The advice that I received was that I would only be able to go into the creative industry. So, I worked as a graphic designer and in marketing, and I also completed six months of study to be a nurse.  
I’m very proud to be able to achieve the same as others. I just had to work a little harder and longer to achieve what I have achieved. I hope these qualities, and this path, makes me a good role model for women and girls aspiring to work in STEM. 


My engagement in STEM activities is closely tied to my love of studying. If there’s any chance to attend a conference or an educational activity, I’ll happily participate in it.  
I’m regularly involved in Women in Mining breakfast events. And I’ve also been engaged in industry-relevant conferences, such as the AusIMM Mill Operators Conference. I draw a lot from the speakers and other attendees and experience attendees’ openness and willingness to share stories and learnings from their time in mill operations.  
While I love absorbing knowledge through these experiences, I am also dedicated to sharing my learnings. Internally at RME, this means explaining different product features to my colleagues.  
Some of them will understand the technical side of our relining products and services and come to me to help translate what this does from a customer’s point of view. These conversations are really important to get the best outcomes for our business and our customers. I enjoy discussing technical concepts and product management outcomes and sharing knowledge is deeply satisfying when it also helps others to succeed.  

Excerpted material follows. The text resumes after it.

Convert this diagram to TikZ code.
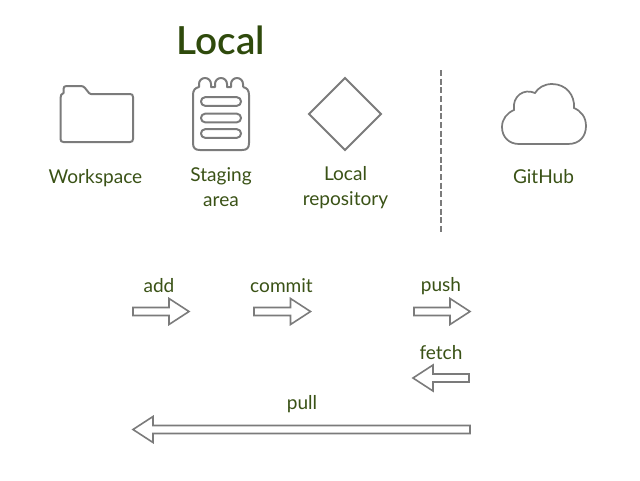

In 2022, I ran a Lunch & Learn session with a colleague for staff at Russell Mineral Equipment. The topic was diversity in the workplace, tailored for our diverse and culturally-rich global cohort who are involved in innovations in design, technology and manufacturing.  
It was a presentation highlighting myths and facts about neurodiversity, and the advantages that organisations can gain from diversity in the backgrounds, training, gender, culture and other individual qualities of employees.  
And it was a personal insight to my own path – a lifetime of education that included a Diploma of Graphic Art plus study in Nursing (Aged Care, Dementia ward) – as well as my challenges at school with dyslexia. 
Within every workplace, including STEM environments, many have a different way of seeing the world due to having some neurodiversity. But, as the research says, there is no typical brain; just like fingerprints, no two people have the same brain anatomy. Differences can be seen as weaknesses, but if you look further, there are some amazing hidden strengths.